The most volatile cost elements are feedstock-driven. Recent price movements highlight this exposure: * Nylon 6,6 Resin: est. +20% (18-month trailing) due to persistent tightness in the adiponitrile (ADN) feedstock chain. * Polyester (PET) Yarn: est. +15% (18-month trailing), tracking crude oil and PTA/MEG intermediate chemical price fluctuations. * Industrial Natural Gas (EU): >+25% (24-month trailing), impacting the cost of heat-setting and dyeing processes, particularly at European facilities.
| Supplier | Region(s) | Est. Market Share | Stock Exchange:Ticker | Notable Capability |
|---|---|---|---|---|
| Autoliv, Inc. | Global | 20-25% | NYSE:ALV | Vertically integrated safety systems; leader in R&D. |
| ZF Friedrichshafen | Global | 15-20% | (Privately Held) | Global manufacturing footprint; deep integration with OEMs. |
| Joyson Safety Systems | Global | 15-20% | SHA:600699 | Strong presence in Asia and North America. |
| Indorama Ventures | Global | 10-15% (yarn/webbing) | BKK:IVL | Dominant upstream PET/Nylon yarn supplier. |
| Asahi Kasei | Japan, Global | 5-10% | TYO:3407 | Specialist in high-performance nylon 6,6 fibers. |
| Toray Industries | Japan, Global | <5% | TYO:3402 | Leader in advanced carbon and synthetic fibers. |
| Hyosung Adv. Materials | S. Korea, Global | <5% | KRX:298050 | Key polyester industrial yarn manufacturer. |
North Carolina remains a strategic hub for seat belt webbing production, leveraging its deep roots in the US textile industry. The state hosts critical manufacturing facilities for key suppliers, including Indorama Ventures (Grover, NC) and other specialized weavers. This local capacity directly serves the dense cluster of automotive assembly plants across the Southeastern US (e.g., BMW, Volvo, Mercedes-Benz, VW). The demand outlook is stable, tied to North American light vehicle production forecasts. While the state offers a favorable business climate, potential challenges include sourcing skilled labor for increasingly automated and technical textile operations.
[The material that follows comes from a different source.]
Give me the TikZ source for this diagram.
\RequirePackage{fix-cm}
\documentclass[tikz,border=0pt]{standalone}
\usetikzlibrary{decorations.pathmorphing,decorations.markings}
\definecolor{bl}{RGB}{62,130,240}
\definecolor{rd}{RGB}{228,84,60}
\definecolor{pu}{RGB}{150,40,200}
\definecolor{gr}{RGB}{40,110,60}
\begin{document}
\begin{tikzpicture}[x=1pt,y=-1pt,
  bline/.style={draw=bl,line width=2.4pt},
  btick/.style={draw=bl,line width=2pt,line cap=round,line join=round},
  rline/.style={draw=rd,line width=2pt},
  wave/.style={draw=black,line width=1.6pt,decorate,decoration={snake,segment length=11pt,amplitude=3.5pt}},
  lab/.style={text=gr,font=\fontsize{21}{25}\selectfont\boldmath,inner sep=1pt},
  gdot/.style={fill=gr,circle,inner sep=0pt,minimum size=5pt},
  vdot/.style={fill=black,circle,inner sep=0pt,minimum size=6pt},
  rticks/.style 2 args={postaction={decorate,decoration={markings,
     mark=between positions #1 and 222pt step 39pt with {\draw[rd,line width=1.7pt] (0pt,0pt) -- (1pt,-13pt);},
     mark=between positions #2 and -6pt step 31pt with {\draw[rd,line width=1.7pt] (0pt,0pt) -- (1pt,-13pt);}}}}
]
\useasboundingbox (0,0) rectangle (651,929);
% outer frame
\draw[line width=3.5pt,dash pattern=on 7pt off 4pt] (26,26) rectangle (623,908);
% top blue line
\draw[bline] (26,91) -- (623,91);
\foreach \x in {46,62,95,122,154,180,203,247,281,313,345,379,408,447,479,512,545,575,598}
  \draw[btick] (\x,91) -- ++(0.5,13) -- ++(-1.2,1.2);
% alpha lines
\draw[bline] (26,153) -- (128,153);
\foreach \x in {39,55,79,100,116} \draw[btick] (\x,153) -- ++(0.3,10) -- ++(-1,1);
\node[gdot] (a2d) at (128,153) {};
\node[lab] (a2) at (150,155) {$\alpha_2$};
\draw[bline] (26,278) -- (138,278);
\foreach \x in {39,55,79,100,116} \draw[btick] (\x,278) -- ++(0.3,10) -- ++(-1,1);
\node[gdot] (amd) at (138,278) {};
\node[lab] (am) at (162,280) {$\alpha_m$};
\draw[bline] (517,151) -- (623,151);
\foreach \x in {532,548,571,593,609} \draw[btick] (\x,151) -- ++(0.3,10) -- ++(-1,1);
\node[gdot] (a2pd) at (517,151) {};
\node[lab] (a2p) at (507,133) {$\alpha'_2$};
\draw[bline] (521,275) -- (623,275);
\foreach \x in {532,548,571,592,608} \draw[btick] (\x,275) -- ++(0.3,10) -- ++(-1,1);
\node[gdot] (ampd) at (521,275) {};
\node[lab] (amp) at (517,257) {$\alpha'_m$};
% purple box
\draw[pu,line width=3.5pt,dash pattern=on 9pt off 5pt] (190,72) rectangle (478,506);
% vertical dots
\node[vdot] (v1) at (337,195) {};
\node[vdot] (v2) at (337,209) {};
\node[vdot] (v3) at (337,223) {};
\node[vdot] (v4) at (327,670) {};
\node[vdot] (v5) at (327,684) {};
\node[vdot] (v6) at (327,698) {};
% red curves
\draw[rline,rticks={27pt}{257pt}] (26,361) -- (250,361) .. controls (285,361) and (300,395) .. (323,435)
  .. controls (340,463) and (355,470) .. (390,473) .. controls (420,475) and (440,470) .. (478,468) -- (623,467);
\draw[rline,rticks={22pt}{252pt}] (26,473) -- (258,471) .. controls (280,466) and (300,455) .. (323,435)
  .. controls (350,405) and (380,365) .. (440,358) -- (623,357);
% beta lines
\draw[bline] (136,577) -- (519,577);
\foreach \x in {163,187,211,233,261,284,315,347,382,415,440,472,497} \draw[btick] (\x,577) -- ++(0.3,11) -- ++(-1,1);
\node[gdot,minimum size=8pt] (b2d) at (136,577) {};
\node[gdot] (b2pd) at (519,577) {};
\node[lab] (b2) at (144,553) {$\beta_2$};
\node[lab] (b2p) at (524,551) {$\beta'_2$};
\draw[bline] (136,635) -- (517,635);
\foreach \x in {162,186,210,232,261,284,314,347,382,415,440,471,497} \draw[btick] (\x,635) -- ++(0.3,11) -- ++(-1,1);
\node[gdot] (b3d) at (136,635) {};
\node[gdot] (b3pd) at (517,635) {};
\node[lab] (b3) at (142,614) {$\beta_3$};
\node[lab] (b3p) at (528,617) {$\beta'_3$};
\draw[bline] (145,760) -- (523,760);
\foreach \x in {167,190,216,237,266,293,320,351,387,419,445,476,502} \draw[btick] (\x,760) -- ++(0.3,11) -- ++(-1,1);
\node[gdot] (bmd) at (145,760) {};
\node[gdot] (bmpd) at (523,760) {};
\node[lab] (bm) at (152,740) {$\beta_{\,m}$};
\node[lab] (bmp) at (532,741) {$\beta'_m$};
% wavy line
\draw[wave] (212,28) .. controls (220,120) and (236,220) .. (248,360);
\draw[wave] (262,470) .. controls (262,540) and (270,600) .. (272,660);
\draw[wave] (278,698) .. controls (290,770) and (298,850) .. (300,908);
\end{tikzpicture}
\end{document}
| Risk Category | Grade | Justification |
|---|---|---|
| Supply Risk | Medium | Highly consolidated market. An outage at a single major plant (e.g., Autoliv, IVL) could cause significant disruption. |
| Price Volatility | High | Direct and immediate exposure to volatile petrochemical (crude oil) and energy markets. |
| ESG Scrutiny | Medium | Growing pressure from OEMs to increase recycled content (rPET) and demonstrate reductions in energy/water usage during production. |
| Geopolitical Risk | Medium | Global supply chains are exposed to tariffs and trade friction between the US, China, and the EU, which can impact landed cost. |
| Technology Obsolescence | Low | The core product is mature. Innovation is incremental (materials, features) and does not pose a near-term obsolescence threat. |
Mitigate Price Volatility. Formalize raw material indexing clauses in all major supplier contracts, pegging webbing prices to published indices for PET and Nylon 6,6. This will provide budget certainty and guard against margin erosion from feedstock volatility, which has recently driven price hikes over +15%. Target implementation across 70% of spend within 12 months.
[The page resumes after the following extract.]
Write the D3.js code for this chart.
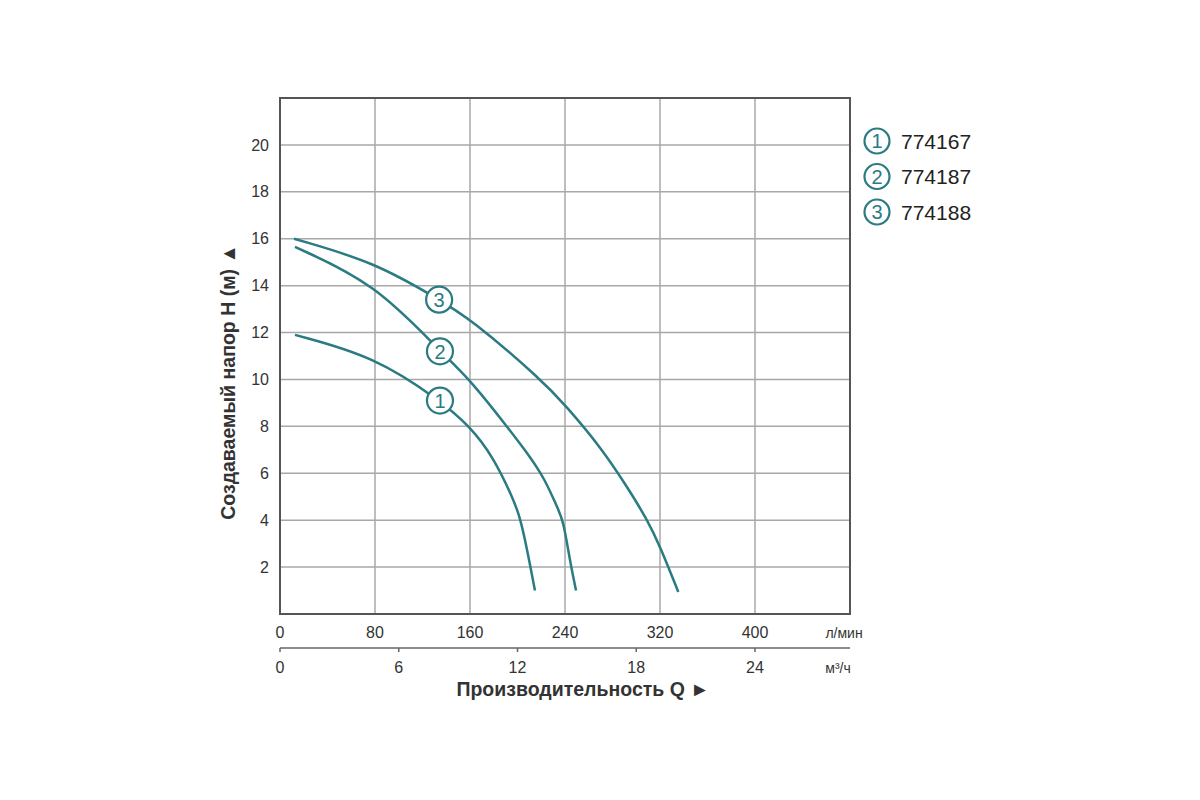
<!DOCTYPE html>
<html>
<head>
<meta charset="utf-8">
<script src="https://cdnjs.cloudflare.com/ajax/libs/d3/7.8.5/d3.min.js"></script>
<style>
  body { margin: 0; background: #fff; }
  text { font-family: "Liberation Sans", Arial, sans-serif; }
</style>
</head>
<body>
<div id="chart-area"></div>
<script>
// pump curves: flow Q (l/min) vs head H (m)
var models = ["774167", "774187", "774188"];
var curve1 = [[12.6, 11.9], [80, 10.97], [134.7, 9.1], [160, 8.0], [179.6, 6.7], [196.5, 4.9], [202, 4.14], [207.7, 2.86], [214.7, 1.0]];
var curve2 = [[12.6, 15.65], [80, 14.1], [134.7, 11.2], [160, 10.0], [191, 8.0], [210, 6.75], [223, 5.75], [233, 4.6], [238.6, 4.0], [244, 2.3], [249.3, 1.0]];
var curve3 = [[11.8, 16.0], [80, 15.0], [134, 13.4], [160, 12.6], [220, 10.0], [241, 8.86], [269.5, 7.15], [292, 5.45], [309, 4.04], [320, 2.9], [335.4, 0.94]];
var markers = [[134.7, 9.1], [134.7, 11.2], [134, 13.4]]; // where the numbered circles sit
var yTicks = [2, 4, 6, 8, 10, 12, 14, 16, 18, 20];
var qTicksLmin = [0, 80, 160, 240, 320, 400];
var qTicksM3h = [0, 6, 12, 18, 24];

var teal = "#2a7b82";
var margin = {left: 280, top: 98};
var width = 570, height = 516;

var svg = d3.select("#chart-area").append("svg")
    .attr("width", 1200)
    .attr("height", 800);

var g = svg.append("g")
    .attr("transform", "translate(" + margin.left + "," + margin.top + ")");

var x = d3.scaleLinear().domain([0, 480]).range([0, width]);
var y = d3.scaleLinear().domain([0, 22]).range([height, 0]);
var x2 = d3.scaleLinear().domain([0, 28.8]).range([0, width]); // m3/h = l/min * 0.06

// grid
g.selectAll(".vgrid").data(d3.range(80, 480, 80)).enter().append("line")
    .attr("x1", function(d){ return x(d); })
    .attr("x2", function(d){ return x(d); })
    .attr("y1", 0).attr("y2", height)
    .attr("stroke", "#a8a8a8").attr("stroke-width", 1.5);
g.selectAll(".hgrid").data(yTicks).enter().append("line")
    .attr("x1", 0).attr("x2", width)
    .attr("y1", function(d){ return y(d); })
    .attr("y2", function(d){ return y(d); })
    .attr("stroke", "#a8a8a8").attr("stroke-width", 1.5);

g.append("rect")
    .attr("width", width).attr("height", height)
    .attr("fill", "none").attr("stroke", "#555").attr("stroke-width", 2);

// y tick labels
g.selectAll(".ylab").data(yTicks).enter().append("text")
    .attr("x", -11)
    .attr("y", function(d){ return y(d); })
    .attr("dy", "0.35em")
    .attr("text-anchor", "end")
    .attr("font-size", "16px")
    .attr("fill", "#333")
    .text(function(d){ return d; });

// l/min labels
g.selectAll(".xlab").data(qTicksLmin).enter().append("text")
    .attr("x", function(d){ return x(d); })
    .attr("y", height + 24)
    .attr("text-anchor", "middle")
    .attr("font-size", "16px")
    .attr("fill", "#333")
    .text(function(d){ return d; });
g.append("text")
    .attr("x", x(480) - 6).attr("y", height + 24)
    .attr("text-anchor", "middle")
    .attr("font-size", "14px").attr("fill", "#333")
    .text("л/мин");

// second axis m3/h
var a2 = g.append("g").attr("transform", "translate(0," + (height + 34) + ")");
a2.append("line")
    .attr("x1", 0).attr("x2", width)
    .attr("stroke", "#666").attr("stroke-width", 1.5);
a2.selectAll(".t2").data(qTicksM3h).enter().append("line")
    .attr("x1", function(d){ return x2(d); })
    .attr("x2", function(d){ return x2(d); })
    .attr("y1", 0).attr("y2", 4)
    .attr("stroke", "#666").attr("stroke-width", 1.5);
a2.selectAll(".l2").data(qTicksM3h).enter().append("text")
    .attr("x", function(d){ return x2(d); })
    .attr("y", 25)
    .attr("text-anchor", "middle")
    .attr("font-size", "16px").attr("fill", "#333")
    .text(function(d){ return d; });
a2.append("text")
    .attr("x", width - 12).attr("y", 25)
    .attr("text-anchor", "middle")
    .attr("font-size", "14px").attr("fill", "#333")
    .text("м³/ч");

// axis titles
g.append("text")
    .attr("x", 303).attr("y", height + 82)
    .attr("text-anchor", "middle")
    .attr("font-size", "19.5px").attr("font-weight", "bold").attr("fill", "#333")
    .text("Производительность Q ►");
g.append("text")
    .attr("transform", "rotate(-90)")
    .attr("x", -(382 - margin.top)).attr("y", -45)
    .attr("text-anchor", "middle")
    .attr("font-size", "19.5px").attr("font-weight", "bold").attr("fill", "#333")
    .text("Создаваемый напор H (м) ▲");

// curves
var line = d3.line()
    .x(function(d){ return x(d[0]); })
    .y(function(d){ return y(d[1]); })
    .curve(d3.curveBasis);

g.selectAll(".curve").data([curve1, curve2, curve3]).enter().append("path")
    .attr("d", line)
    .attr("fill", "none")
    .attr("stroke", teal)
    .attr("stroke-width", 2.5);

// numbered circles on curves
var mk = g.selectAll(".mk").data(markers).enter().append("g")
    .attr("transform", function(d){ return "translate(" + x(d[0]) + "," + y(d[1]) + ")"; });
mk.append("circle").attr("r", 13)
    .attr("fill", "#fff").attr("stroke", teal).attr("stroke-width", 2.2);
mk.append("text")
    .attr("text-anchor", "middle").attr("dy", "0.36em")
    .attr("font-size", "20px").attr("fill", teal)
    .text(function(d, i){ return i + 1; });

// legend
var lg = svg.selectAll(".lg").data(models).enter().append("g")
    .attr("transform", function(d, i){ return "translate(877," + (141 + i * 35.5) + ")"; });
lg.append("circle").attr("r", 12.5)
    .attr("fill", "#fff").attr("stroke", teal).attr("stroke-width", 2.2);
lg.append("text")
    .attr("text-anchor", "middle").attr("dy", "0.36em")
    .attr("font-size", "20px").attr("fill", teal)
    .text(function(d, i){ return i + 1; });
lg.append("text")
    .attr("x", 24).attr("dy", "0.36em")
    .attr("font-size", "21px").attr("fill", "#222")
    .text(function(d){ return d; });
</script>
</body>
</html>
De-Risk and Advance ESG Goals. Qualify a webbing specification using recycled PET (rPET) from a North American supplier (e.g., Indorama's NC facility). This dual-sourcing strategy reduces reliance on Asian imports and trans-pacific freight, while meeting corporate sustainability targets. Aim to transition 15% of North American volume to an rPET-based solution by Q4 2025.